Who is the Colorado Criminal Justice Reform Coalition?

Our mission is to reverse the trend of mass incarceration in Colorado. We are a coalition of nearly 7,000 individual members and over 100 faith and community organizations who have united to stop perpetual prison expansion in Colorado through policy and sentence reform.

Our chief areas of interest include drug policy reform, women in prison, racial injustice, the impact of incarceration on children and families, the problems associated with re-entry and stopping the practice of using private prisons in our state.

If you would like to be involved please go to our website and become a member.


Wednesday, July 02, 2014

The Seond Chance Act Proves it's Worth

The New York Times

With corrections costs exceeding $60 billion a year, state and local governments are rightly focused on making sure that newly released prisoners stay out of jail instead of coming back in through a revolving door.
The Second Chance Act, signed into law by George W. Bush in 2008, was designed to give momentum to this effort, providing money and training for states, local governments and nonprofit organizations to help former prisoners readjust to the community. But as it stands, federal government spending on Second Chance Act programs amounts to less than $100 a year for each newly released prisoner — far less than the programs need and deserve.
A new study from the National Reentry Resource Center, created under the Second Chance Act, shows that recidivism rates can be significantly reduced when states commit to jailing only people who present a risk to public safety and to helping newly released prisoners find drug treatment, psychiatric counseling and the other services they need for a successful transition to the world beyond bars.
The report compared the three-year recidivism rates for people released in 2007 to those of people released in 2010 for eight states — Colorado, Connecticut, Georgia, North Carolina, Pennsylvania, Rhode Island, South Carolina and Wisconsin — and found that the percentage declines in recidivism rates ranged from 5.8 percent in Colorado to 19.3 percent in North Carolina.
North Carolina, for example, learned that probation revocations accounted for half of its prison admissions and that three-quarters of those sent to prison based on such revocations had not committed new offenses.

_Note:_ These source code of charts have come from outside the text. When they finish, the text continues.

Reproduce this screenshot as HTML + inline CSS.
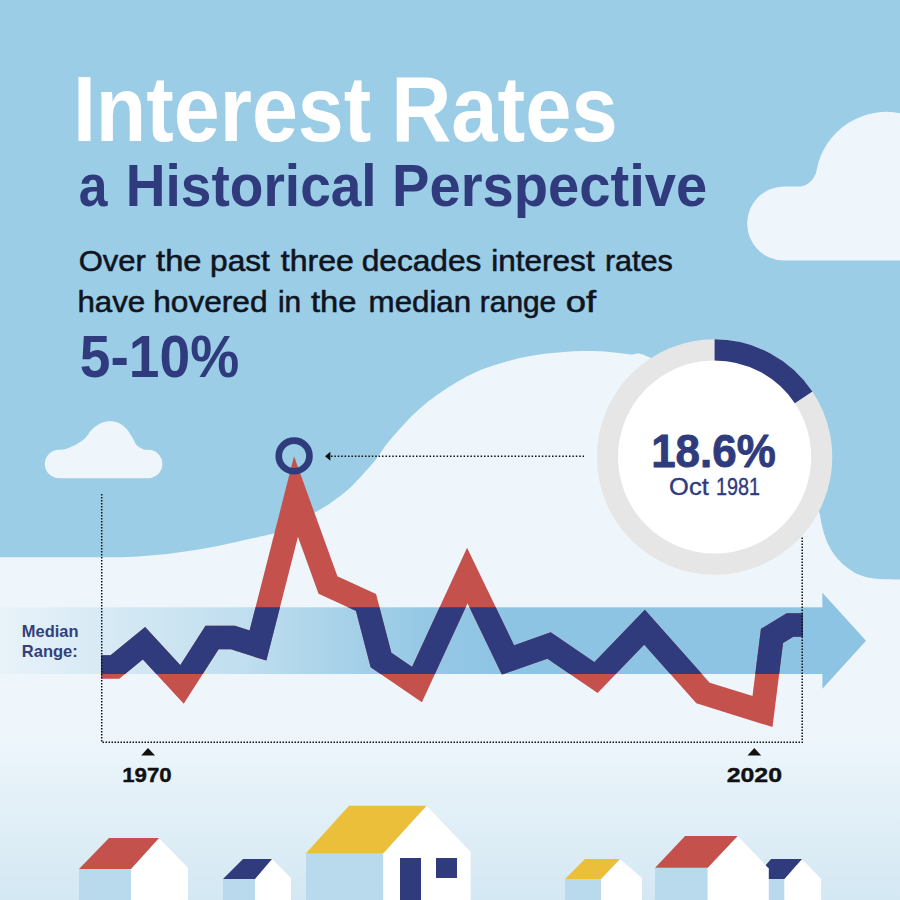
<!DOCTYPE html>
<html lang="en">
<head>
<meta charset="utf-8">
<title>Interest Rates - a Historical Perspective</title>
<style>
  html,body{margin:0;padding:0;background:#9bcde6;}
  body{width:900px;height:900px;overflow:hidden;font-family:"Liberation Sans",sans-serif;}
  svg{display:block;}
  text{font-family:"Liberation Sans",sans-serif;}
</style>
</head>
<body>
<svg width="900" height="900" viewBox="0 0 900 900">
  <defs>
    <linearGradient id="ground" gradientUnits="userSpaceOnUse" x1="0" y1="730" x2="0" y2="900">
      <stop offset="0" stop-color="#eef6fb"/>
      <stop offset="1" stop-color="#d4e8f3"/>
    </linearGradient>
    <linearGradient id="band" gradientUnits="userSpaceOnUse" x1="0" y1="0" x2="823" y2="0">
      <stop offset="0" stop-color="#e8f2f9"/>
      <stop offset="0.12" stop-color="#d8eaf5"/>
      <stop offset="0.30" stop-color="#bfdeef"/>
      <stop offset="0.42" stop-color="#a6d1e9"/>
      <stop offset="0.52" stop-color="#95c8e5"/>
      <stop offset="0.62" stop-color="#8dc4e4"/>
      <stop offset="1" stop-color="#8dc4e4"/>
    </linearGradient>
    <clipPath id="bandclip"><rect x="0" y="607.3" width="900" height="66.7"/></clipPath>
  </defs>

  <!-- sky -->
  <rect width="900" height="900" fill="#9bcde6"/>

  <!-- big cloud right -->
  <path d="M784.2 260.6 A37.05 37.05 0 0 1 784.2 186.5 L800 186.5 C809 186.5 815.5 177 816.5 170.8 A71 71 0 0 1 905 114.3 L905 260.6 Z" fill="#eef6fb"/>

  <!-- small cloud left -->
  <path d="M59 478.2 A14.2 14.2 0 0 1 59 449.8 C60.1 449.6 62.7 449.8 65.6 448.9 C68.5 448.0 73.0 446.2 76.2 444.4 C79.5 442.6 82.4 440.7 85.1 438.2 C87.8 435.7 89.5 431.8 92.2 429.3 C94.9 426.8 98.1 424.4 101.1 423.1 C104.1 421.8 107.0 421.3 110.0 421.3 C113.0 421.3 116.1 421.8 118.9 423.1 C121.7 424.4 124.7 426.9 126.9 429.3 C129.1 431.7 130.6 434.6 132.2 437.3 C133.8 440.0 134.8 443.3 136.7 445.3 C138.6 447.3 141.9 448.6 143.8 449.4 C145.7 450.1 147.5 449.7 148.2 449.8 A14.2 14.2 0 0 1 148.2 478.2 Z" fill="#eef6fb"/>

  <!-- hill / ground -->
  <path d="M0 557.3 C16.7 557.3 77.8 557.4 100.0 557.3 C122.2 557.2 121.8 557.2 133.0 556.7 C144.2 556.2 155.8 555.2 167.0 554.0 C178.2 552.8 189.0 551.2 200.0 549.3 C211.0 547.4 221.8 545.1 233.0 542.7 C244.2 540.3 259.7 536.8 267.0 535.0 C274.3 533.2 268.5 535.8 277.0 531.7 C285.5 527.7 308.2 516.1 318.0 510.7 C327.8 505.3 330.2 503.4 336.0 499.1 C341.8 494.8 347.2 490.5 353.0 484.9 C358.8 479.3 366.8 470.1 371.0 465.3 C375.2 460.6 375.0 460.4 378.0 456.4 C381.0 452.4 384.2 447.2 389.0 441.3 C393.8 435.4 401.2 427.0 407.0 420.9 C412.8 414.8 418.5 409.5 424.0 404.9 C429.5 400.3 434.4 397.0 440.0 393.1 C445.6 389.2 451.9 385.1 457.8 381.6 C463.7 378.1 469.7 375.0 475.6 372.3 C481.5 369.6 487.4 367.6 493.3 365.6 C499.2 363.6 505.2 361.8 511.1 360.2 C517.0 358.6 523.0 357.4 528.9 356.3 C534.8 355.2 540.8 354.3 546.7 353.6 C552.6 352.9 558.5 352.3 564.4 351.9 C570.3 351.5 576.3 351.1 582.2 351.0 C588.1 350.9 595.4 351.0 600.0 351.2 C604.6 351.4 605.0 351.5 610.0 352.0 C615.0 352.5 623.3 353.5 630.0 354.4 C636.7 355.3 635.0 350.0 650.0 357.6 C665.0 365.2 698.3 384.6 720.0 400.0 C741.7 415.4 764.7 434.2 780.0 450.0 C795.3 465.8 805.5 484.6 812.0 495.0 C818.5 505.4 817.8 508.1 819.3 512.7 C820.8 517.3 820.5 519.3 821.3 522.7 C822.1 526.1 822.9 529.8 824.0 533.3 C825.1 536.8 826.5 540.7 828.0 544.0 C829.5 547.3 831.3 550.4 833.3 553.3 C835.3 556.2 837.8 559.0 840.0 561.3 C842.2 563.6 844.2 565.4 846.7 567.3 C849.2 569.2 852.0 571.2 854.7 572.7 C857.4 574.2 859.6 575.0 862.7 576.0 C865.8 577.0 869.3 577.9 873.3 578.4 C877.3 578.9 882.2 579.1 886.7 579.3 C891.2 579.5 897.8 579.4 900.0 579.4 L900 900 L0 900 Z" fill="url(#ground)"/>

  <!-- median band + arrow -->
  <rect x="0" y="607.3" width="823" height="66.7" fill="url(#band)"/>
  <path d="M822.4 592.7 L866 640.7 L822.4 688.7 Z" fill="#8dc4e4"/>

  <!-- chart line -->
  <g fill="none" stroke-width="23.7" stroke-linejoin="miter" stroke-miterlimit="10">
    <polyline id="ln" stroke="#c5514d" points="101,667 115,667 144,643.2 182,684.5 212,637.5 233,637.5 258,645.5 296,496.6 328,585 366,602.5 381,660 417,684.5 467.3,575.5 508,660 549,645.5 596,677.5 644.5,627.2 703,693 762.5,711.5 772,636 790,625 803,625"/>
    <polyline stroke="#2f3b7c" clip-path="url(#bandclip)" points="101,667 115,667 144,643.2 182,684.5 212,637.5 233,637.5 258,645.5 296,496.6 328,585 366,602.5 381,660 417,684.5 467.3,575.5 508,660 549,645.5 596,677.5 644.5,627.2 703,693 762.5,711.5 772,636 790,625 803,625"/>
  </g>

  <!-- dotted frame -->
  <g fill="none" stroke="#111" stroke-width="1.5" stroke-dasharray="1.5 1.5">
    <path d="M101.7 494 L101.7 742.2 L802.2 742.2 L802.2 537"/>
    <path d="M331 456.2 L584 456.2" stroke-dasharray="1.5 1.9"/>
  </g>
  <path d="M325 456.2 L330.4 451.8 L330.4 460.7 Z" fill="#111"/>

  <!-- peak marker -->
  <circle cx="294.1" cy="455.9" r="15.35" fill="none" stroke="#2f3b7c" stroke-width="6.7"/>

  <!-- year markers -->
  <path d="M148 748 L155 755.4 L141.2 755.4 Z" fill="#111"/>
  <path d="M754.3 748 L761.2 755.4 L747.5 755.4 Z" fill="#111"/>

  <!-- donut -->
  <circle cx="714.6" cy="457.0" r="117.7" fill="#e6e6e7"/>
  <circle cx="714.6" cy="457.0" r="96.6" fill="#ffffff"/>
  <path d="M714.6 349.85 A107.15 107.15 0 0 1 803.64 397.39" fill="none" stroke="#2f3b7c" stroke-width="21.1"/>

  <!-- headings -->

  <!-- median label -->

  <!-- text -->
  <g id="txt">
  <text y="141.0" font-size="92" font-weight="bold" fill="#ffffff"><tspan x="72.91" textLength="298.36" lengthAdjust="spacingAndGlyphs">Interest</tspan> <tspan x="391.27" textLength="226.59" lengthAdjust="spacingAndGlyphs">Rates</tspan></text>
  <text y="205.5" font-size="60" font-weight="bold" fill="#2f3b7c"><tspan x="78.74" textLength="28.72" lengthAdjust="spacingAndGlyphs">a</tspan> <tspan x="125.83" textLength="250.84" lengthAdjust="spacingAndGlyphs">Historical</tspan> <tspan x="391.96" textLength="315.33" lengthAdjust="spacingAndGlyphs">Perspective</tspan></text>
  <text y="270.5" font-size="29" fill="#10141f" stroke="#10141f" stroke-width="0.55" stroke-linejoin="round"><tspan x="78.73" textLength="67.20" lengthAdjust="spacingAndGlyphs">Over</tspan> <tspan x="156.10" textLength="45.37" lengthAdjust="spacingAndGlyphs">the</tspan> <tspan x="210.11" textLength="59.75" lengthAdjust="spacingAndGlyphs">past</tspan> <tspan x="280.80" textLength="72.95" lengthAdjust="spacingAndGlyphs">three</tspan> <tspan x="361.71" textLength="119.74" lengthAdjust="spacingAndGlyphs">decades</tspan> <tspan x="491.21" textLength="103.45" lengthAdjust="spacingAndGlyphs">interest</tspan> <tspan x="604.95" textLength="67.98" lengthAdjust="spacingAndGlyphs">rates</tspan></text>
  <text y="312.1" font-size="29" fill="#10141f" stroke="#10141f" stroke-width="0.55" stroke-linejoin="round"><tspan x="77.44" textLength="67.77" lengthAdjust="spacingAndGlyphs">have</tspan> <tspan x="153.22" textLength="114.31" lengthAdjust="spacingAndGlyphs">hovered</tspan> <tspan x="277.97" textLength="23.19" lengthAdjust="spacingAndGlyphs">in</tspan> <tspan x="311.00" textLength="45.47" lengthAdjust="spacingAndGlyphs">the</tspan> <tspan x="368.62" textLength="102.49" lengthAdjust="spacingAndGlyphs">median</tspan> <tspan x="479.87" textLength="76.29" lengthAdjust="spacingAndGlyphs">range</tspan> <tspan x="565.74" textLength="30.37" lengthAdjust="spacingAndGlyphs">of</tspan></text>
  <text y="377.0" font-size="59" font-weight="bold" fill="#2f3b7c"><tspan x="79.77" textLength="159.40" lengthAdjust="spacingAndGlyphs">5-10%</tspan></text>
  <text y="467.3" font-size="47" font-weight="bold" fill="#2f3b7c" stroke="#2f3b7c" stroke-width="0.9" stroke-linejoin="round"><tspan x="651.13" textLength="124.61" lengthAdjust="spacingAndGlyphs">18.6%</tspan></text>
  <text y="494.7" font-size="24" fill="#2f3b7c" stroke="#2f3b7c" stroke-width="0.35" stroke-linejoin="round"><tspan x="669.14" textLength="39.61" lengthAdjust="spacingAndGlyphs">Oct</tspan> <tspan x="716.08" textLength="44.01" lengthAdjust="spacingAndGlyphs">1981</tspan></text>
  <text y="781.8" font-size="20.8" font-weight="bold" fill="#111111" stroke="#111111" stroke-width="0.4" stroke-linejoin="round"><tspan x="122.23" textLength="49.47" lengthAdjust="spacingAndGlyphs">1970</tspan></text>
  <text y="781.8" font-size="20.8" font-weight="bold" fill="#111111" stroke="#111111" stroke-width="0.4" stroke-linejoin="round"><tspan x="726.70" textLength="55.28" lengthAdjust="spacingAndGlyphs">2020</tspan></text>
  <text y="636.7" font-size="16.7" font-weight="bold" fill="#33407a"><tspan x="21.81" textLength="56.68" lengthAdjust="spacingAndGlyphs">Median</tspan></text>
  <text y="656.5" font-size="16.7" font-weight="bold" fill="#33407a"><tspan x="21.81" textLength="56.03" lengthAdjust="spacingAndGlyphs">Range:</tspan></text>
  </g>

  <!-- houses -->
  <g id="houses">
    <!-- house 1 red -->
    <path d="M79 869 L131 869 L131 900 L79 900 Z" fill="#b9d9ed"/>
    <path d="M131 869 L159 838 L188 868 L188 900 L131 900 Z" fill="#ffffff"/>
    <path d="M109 838 L159 838 L131 869 L79 869 Z" fill="#c5514d"/>
    <!-- house 2 navy -->
    <path d="M223 879 L255 879 L255 900 L223 900 Z" fill="#b9d9ed"/>
    <path d="M255 879 L272 859 L291 878 L291 900 L255 900 Z" fill="#ffffff"/>
    <path d="M243 859 L272 859 L255 879 L223 879 Z" fill="#2f3b7c"/>
    <!-- house 3 yellow big -->
    <path d="M306 853 L383 853 L383 900 L306 900 Z" fill="#b9d9ed"/>
    <path d="M383.3 853.2 L426.5 805.7 L470.6 851.8 L470.6 900 L383.3 900 Z" fill="#ffffff"/>
    <path d="M349 805.7 L426.5 805.7 L383.3 853.2 L306 853.2 Z" fill="#ebbf3a"/>
    <rect x="400" y="858" width="21" height="42" fill="#2f3b7c"/>
    <rect x="436" y="858" width="21" height="20" fill="#2f3b7c"/>
    <!-- house 4 yellow small -->
    <path d="M565 879 L601 879 L601 900 L565 900 Z" fill="#b9d9ed"/>
    <path d="M601 879 L620 859 L642 878 L642 900 L601 900 Z" fill="#ffffff"/>
    <path d="M585 859 L620 859 L601 879 L565 879 Z" fill="#ebbf3a"/>
    <!-- house 6 navy small (behind 5) -->
    <path d="M768 878.9 L784.4 878.9 L784.4 900 L768 900 Z" fill="#b9d9ed"/>
    <path d="M784.4 878.9 L802 859.1 L821.1 878.9 L821.1 900 L784.4 900 Z" fill="#ffffff"/>
    <path d="M771.1 859.1 L802 859.1 L784.4 878.9 L753.4 878.9 Z" fill="#2f3b7c"/>
    <!-- house 5 red -->
    <path d="M655.1 867.8 L707.7 867.8 L707.7 900 L655.1 900 Z" fill="#b9d9ed"/>
    <path d="M707.7 867.8 L737.7 836 L768.8 868.6 L768.8 900 L707.7 900 Z" fill="#ffffff"/>
    <path d="M685.1 836 L737.7 836 L707.7 867.8 L655.1 867.8 Z" fill="#c5514d"/>
  </g>
</svg>
</body>
</html>
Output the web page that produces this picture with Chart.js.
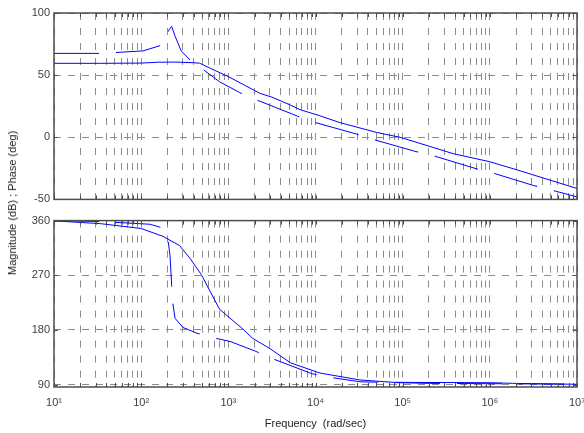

The State Legislature enacted sweeping reforms. It intensified community supervision, and it gave probation officers better training and allowed them to use other sanctions for people who violated the rules, like punishing them with two or three days in the local jail instead of sending them back to prison for lengthy stays.
The state also established local re-entry councils that direct newly released inmates to social services to help them readjust to the community. The new measures drove down recidivism, allowing North Carolina to close nine correctional facilities, hire more probation officers and lend more support to drug treatment and other transitional programs.
The Second Chance Act has a crucial role to play by providing seed money for new reforms and helping to distinguish what works from what does not. Given the scope of the task at hand — and the fact that 700,000 people will be released from prison this year — the federal government should be spending far more than the $67.7 million that went for this purpose in the 2014 fiscal year. A higher level of expenditure would more than pay for itself in terms of lower corrections costs.


1 comment:

Chuck Krutsinger said...

This is a great example of wisely spending tax resources. Colorado should consider North Carolina's lead. Nearly 40% of Colorado prison admissions are for technical (non-criminal) parole/probation violations. Other sanctions should be available that will cost the taxpayers less and yet still provide the behavior incentives needed.

Another second chance that should be considered is making a law that makes it easier for people who have finished serving their time to get a job. With the internet and today's computer background checks, the mistakes of the past follow a person forever and so many companies won't hire someone with a past felony. The notion of having "paid for your crime" is dead. While it makes sense that a sex offender shouldn't work in a daycare or elementary school, why should they be denied a chance to work with computers or in a warehouse or in construction? Someone with fraud convictions should probably not be a bookkeeper, but why couldn't they serve food or work in sales? Colorado has a law that prohibits them from discriminating based on past convictions that have no relevance to the job being considered. However, public companies do it all the time.